Task:
Transcribe every record that appears below, exactly and in full.

Supplied data:
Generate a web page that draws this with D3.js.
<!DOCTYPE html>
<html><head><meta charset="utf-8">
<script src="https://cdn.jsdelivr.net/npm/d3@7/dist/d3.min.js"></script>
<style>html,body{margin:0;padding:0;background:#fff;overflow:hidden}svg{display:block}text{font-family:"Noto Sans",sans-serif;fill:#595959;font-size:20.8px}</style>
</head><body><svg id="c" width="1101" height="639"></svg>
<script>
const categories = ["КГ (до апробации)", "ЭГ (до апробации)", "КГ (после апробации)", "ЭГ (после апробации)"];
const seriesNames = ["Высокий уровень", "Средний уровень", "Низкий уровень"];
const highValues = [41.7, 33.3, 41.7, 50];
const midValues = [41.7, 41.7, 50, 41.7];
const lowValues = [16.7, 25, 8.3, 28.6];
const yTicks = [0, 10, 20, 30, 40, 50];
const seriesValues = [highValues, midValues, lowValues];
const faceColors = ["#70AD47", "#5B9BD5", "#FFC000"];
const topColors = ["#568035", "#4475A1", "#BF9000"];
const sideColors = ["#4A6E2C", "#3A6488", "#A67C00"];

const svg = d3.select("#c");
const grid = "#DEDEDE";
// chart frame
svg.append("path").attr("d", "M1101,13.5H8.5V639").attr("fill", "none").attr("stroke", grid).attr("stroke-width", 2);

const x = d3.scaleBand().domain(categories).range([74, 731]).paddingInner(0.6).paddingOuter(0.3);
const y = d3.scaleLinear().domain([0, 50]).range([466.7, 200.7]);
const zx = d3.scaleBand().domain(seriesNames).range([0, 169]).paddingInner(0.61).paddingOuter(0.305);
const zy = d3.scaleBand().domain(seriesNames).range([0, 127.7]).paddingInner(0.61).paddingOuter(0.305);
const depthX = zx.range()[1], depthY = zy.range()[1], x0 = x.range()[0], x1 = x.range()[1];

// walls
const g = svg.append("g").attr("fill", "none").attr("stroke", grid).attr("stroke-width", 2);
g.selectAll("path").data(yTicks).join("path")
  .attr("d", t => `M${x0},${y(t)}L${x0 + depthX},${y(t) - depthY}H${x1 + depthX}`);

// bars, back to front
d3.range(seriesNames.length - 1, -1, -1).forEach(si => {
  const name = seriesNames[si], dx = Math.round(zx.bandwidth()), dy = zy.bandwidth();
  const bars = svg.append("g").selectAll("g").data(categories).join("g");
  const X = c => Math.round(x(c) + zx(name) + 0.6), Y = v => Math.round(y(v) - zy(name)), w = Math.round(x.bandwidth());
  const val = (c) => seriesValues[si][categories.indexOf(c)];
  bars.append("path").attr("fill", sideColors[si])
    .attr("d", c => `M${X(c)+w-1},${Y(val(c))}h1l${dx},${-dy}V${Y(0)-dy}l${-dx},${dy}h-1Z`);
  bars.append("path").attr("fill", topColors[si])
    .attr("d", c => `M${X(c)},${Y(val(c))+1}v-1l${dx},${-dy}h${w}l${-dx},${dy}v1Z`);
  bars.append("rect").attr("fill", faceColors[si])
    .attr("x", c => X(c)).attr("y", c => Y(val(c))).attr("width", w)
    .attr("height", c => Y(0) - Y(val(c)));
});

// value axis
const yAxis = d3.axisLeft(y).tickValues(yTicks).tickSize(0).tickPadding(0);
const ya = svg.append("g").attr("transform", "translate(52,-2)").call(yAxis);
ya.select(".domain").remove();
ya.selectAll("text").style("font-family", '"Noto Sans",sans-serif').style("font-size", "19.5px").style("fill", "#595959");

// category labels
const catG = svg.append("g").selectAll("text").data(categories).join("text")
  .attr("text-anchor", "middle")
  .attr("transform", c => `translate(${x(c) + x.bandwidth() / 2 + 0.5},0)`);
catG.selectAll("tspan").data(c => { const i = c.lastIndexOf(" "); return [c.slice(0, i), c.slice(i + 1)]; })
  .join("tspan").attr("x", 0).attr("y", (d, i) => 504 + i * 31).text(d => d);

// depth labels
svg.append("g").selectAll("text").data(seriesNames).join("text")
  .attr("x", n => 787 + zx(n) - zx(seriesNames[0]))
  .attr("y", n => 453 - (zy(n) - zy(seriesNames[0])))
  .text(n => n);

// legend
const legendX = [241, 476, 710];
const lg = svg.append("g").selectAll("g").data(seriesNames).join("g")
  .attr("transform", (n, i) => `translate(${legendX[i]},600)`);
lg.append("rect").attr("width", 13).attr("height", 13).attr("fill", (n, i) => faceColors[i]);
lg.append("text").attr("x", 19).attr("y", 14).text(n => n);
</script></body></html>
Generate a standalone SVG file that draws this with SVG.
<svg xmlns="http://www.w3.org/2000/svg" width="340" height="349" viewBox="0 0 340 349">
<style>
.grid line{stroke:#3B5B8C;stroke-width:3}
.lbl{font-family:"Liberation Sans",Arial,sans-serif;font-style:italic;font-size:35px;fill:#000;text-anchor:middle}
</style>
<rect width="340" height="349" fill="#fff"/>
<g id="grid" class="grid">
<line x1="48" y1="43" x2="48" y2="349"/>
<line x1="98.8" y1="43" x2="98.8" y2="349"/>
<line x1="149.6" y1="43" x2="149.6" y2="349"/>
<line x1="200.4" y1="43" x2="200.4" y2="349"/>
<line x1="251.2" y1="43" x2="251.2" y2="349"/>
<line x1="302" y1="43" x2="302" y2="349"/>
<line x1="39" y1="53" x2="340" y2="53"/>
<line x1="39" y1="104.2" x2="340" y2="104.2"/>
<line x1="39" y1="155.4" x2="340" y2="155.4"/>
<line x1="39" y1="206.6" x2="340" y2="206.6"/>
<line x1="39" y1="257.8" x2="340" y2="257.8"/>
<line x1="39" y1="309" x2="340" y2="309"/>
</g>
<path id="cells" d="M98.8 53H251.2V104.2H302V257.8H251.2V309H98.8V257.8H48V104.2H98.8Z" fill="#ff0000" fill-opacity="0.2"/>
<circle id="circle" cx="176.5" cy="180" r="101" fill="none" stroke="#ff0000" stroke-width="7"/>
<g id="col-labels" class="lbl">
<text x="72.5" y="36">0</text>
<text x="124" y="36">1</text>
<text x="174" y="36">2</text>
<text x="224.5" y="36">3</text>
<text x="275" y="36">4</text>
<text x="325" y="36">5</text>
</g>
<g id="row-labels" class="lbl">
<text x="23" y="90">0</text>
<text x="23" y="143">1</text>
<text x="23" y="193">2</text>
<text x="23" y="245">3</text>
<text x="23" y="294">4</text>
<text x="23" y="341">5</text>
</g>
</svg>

Solution to this task:
Generate a web page that draws this with D3.js.
<!DOCTYPE html>
<html><head><meta charset="utf-8">
<script src="https://cdn.jsdelivr.net/npm/d3@7/dist/d3.min.js"></script>
<style>html,body{margin:0;padding:0;background:#fff;overflow:hidden}svg{display:block}text{font-family:"Noto Sans",sans-serif;fill:#595959;font-size:20.8px}</style>
</head><body><svg id="c" width="1101" height="639"></svg>
<script>
const categories = ["КГ (до апробации)", "ЭГ (до апробации)", "КГ (после апробации)", "ЭГ (после апробации)"];
const seriesNames = ["Высокий уровень", "Средний уровень", "Низкий уровень"];
const highValues = [41.7, 33.3, 41.7, 50];
const midValues = [41.7, 41.7, 50, 41.7];
const lowValues = [16.7, 25, 8.3, 28.6];
const yTicks = [0, 10, 20, 30, 40, 50];
const seriesValues = [highValues, midValues, lowValues];
const faceColors = ["#70AD47", "#5B9BD5", "#FFC000"];
const topColors = ["#568035", "#4475A1", "#BF9000"];
const sideColors = ["#4A6E2C", "#3A6488", "#A67C00"];

const svg = d3.select("#c");
const grid = "#DEDEDE";
// chart frame
svg.append("path").attr("d", "M1101,13.5H8.5V639").attr("fill", "none").attr("stroke", grid).attr("stroke-width", 2);

const x = d3.scaleBand().domain(categories).range([74, 731]).paddingInner(0.6).paddingOuter(0.3);
const y = d3.scaleLinear().domain([0, 50]).range([466.7, 200.7]);
const zx = d3.scaleBand().domain(seriesNames).range([0, 169]).paddingInner(0.61).paddingOuter(0.305);
const zy = d3.scaleBand().domain(seriesNames).range([0, 127.7]).paddingInner(0.61).paddingOuter(0.305);
const depthX = zx.range()[1], depthY = zy.range()[1], x0 = x.range()[0], x1 = x.range()[1];

// walls
const g = svg.append("g").attr("fill", "none").attr("stroke", grid).attr("stroke-width", 2);
g.selectAll("path").data(yTicks).join("path")
  .attr("d", t => `M${x0},${y(t)}L${x0 + depthX},${y(t) - depthY}H${x1 + depthX}`);

// bars, back to front
d3.range(seriesNames.length - 1, -1, -1).forEach(si => {
  const name = seriesNames[si], dx = Math.round(zx.bandwidth()), dy = zy.bandwidth();
  const bars = svg.append("g").selectAll("g").data(categories).join("g");
  const X = c => Math.round(x(c) + zx(name) + 0.6), Y = v => Math.round(y(v) - zy(name)), w = Math.round(x.bandwidth());
  const val = (c) => seriesValues[si][categories.indexOf(c)];
  bars.append("path").attr("fill", sideColors[si])
    .attr("d", c => `M${X(c)+w-1},${Y(val(c))}h1l${dx},${-dy}V${Y(0)-dy}l${-dx},${dy}h-1Z`);
  bars.append("path").attr("fill", topColors[si])
    .attr("d", c => `M${X(c)},${Y(val(c))+1}v-1l${dx},${-dy}h${w}l${-dx},${dy}v1Z`);
  bars.append("rect").attr("fill", faceColors[si])
    .attr("x", c => X(c)).attr("y", c => Y(val(c))).attr("width", w)
    .attr("height", c => Y(0) - Y(val(c)));
});

// value axis
const yAxis = d3.axisLeft(y).tickValues(yTicks).tickSize(0).tickPadding(0);
const ya = svg.append("g").attr("transform", "translate(52,-2)").call(yAxis);
ya.select(".domain").remove();
ya.selectAll("text").style("font-family", '"Noto Sans",sans-serif').style("font-size", "19.5px").style("fill", "#595959");

// category labels
const catG = svg.append("g").selectAll("text").data(categories).join("text")
  .attr("text-anchor", "middle")
  .attr("transform", c => `translate(${x(c) + x.bandwidth() / 2 + 0.5},0)`);
catG.selectAll("tspan").data(c => { const i = c.lastIndexOf(" "); return [c.slice(0, i), c.slice(i + 1)]; })
  .join("tspan").attr("x", 0).attr("y", (d, i) => 504 + i * 31).text(d => d);

// depth labels
svg.append("g").selectAll("text").data(seriesNames).join("text")
  .attr("x", n => 787 + zx(n) - zx(seriesNames[0]))
  .attr("y", n => 453 - (zy(n) - zy(seriesNames[0])))
  .text(n => n);

// legend
const legendX = [241, 476, 710];
const lg = svg.append("g").selectAll("g").data(seriesNames).join("g")
  .attr("transform", (n, i) => `translate(${legendX[i]},600)`);
lg.append("rect").attr("width", 13).attr("height", 13).attr("fill", (n, i) => faceColors[i]);
lg.append("text").attr("x", 19).attr("y", 14).text(n => n);
</script></body></html>
Generate a standalone SVG file that draws this with SVG.
<svg xmlns="http://www.w3.org/2000/svg" width="340" height="349" viewBox="0 0 340 349">
<style>
.grid line{stroke:#3B5B8C;stroke-width:3}
.lbl{font-family:"Liberation Sans",Arial,sans-serif;font-style:italic;font-size:35px;fill:#000;text-anchor:middle}
</style>
<rect width="340" height="349" fill="#fff"/>
<g id="grid" class="grid">
<line x1="48" y1="43" x2="48" y2="349"/>
<line x1="98.8" y1="43" x2="98.8" y2="349"/>
<line x1="149.6" y1="43" x2="149.6" y2="349"/>
<line x1="200.4" y1="43" x2="200.4" y2="349"/>
<line x1="251.2" y1="43" x2="251.2" y2="349"/>
<line x1="302" y1="43" x2="302" y2="349"/>
<line x1="39" y1="53" x2="340" y2="53"/>
<line x1="39" y1="104.2" x2="340" y2="104.2"/>
<line x1="39" y1="155.4" x2="340" y2="155.4"/>
<line x1="39" y1="206.6" x2="340" y2="206.6"/>
<line x1="39" y1="257.8" x2="340" y2="257.8"/>
<line x1="39" y1="309" x2="340" y2="309"/>
</g>
<path id="cells" d="M98.8 53H251.2V104.2H302V257.8H251.2V309H98.8V257.8H48V104.2H98.8Z" fill="#ff0000" fill-opacity="0.2"/>
<circle id="circle" cx="176.5" cy="180" r="101" fill="none" stroke="#ff0000" stroke-width="7"/>
<g id="col-labels" class="lbl">
<text x="72.5" y="36">0</text>
<text x="124" y="36">1</text>
<text x="174" y="36">2</text>
<text x="224.5" y="36">3</text>
<text x="275" y="36">4</text>
<text x="325" y="36">5</text>
</g>
<g id="row-labels" class="lbl">
<text x="23" y="90">0</text>
<text x="23" y="143">1</text>
<text x="23" y="193">2</text>
<text x="23" y="245">3</text>
<text x="23" y="294">4</text>
<text x="23" y="341">5</text>
</g>
</svg>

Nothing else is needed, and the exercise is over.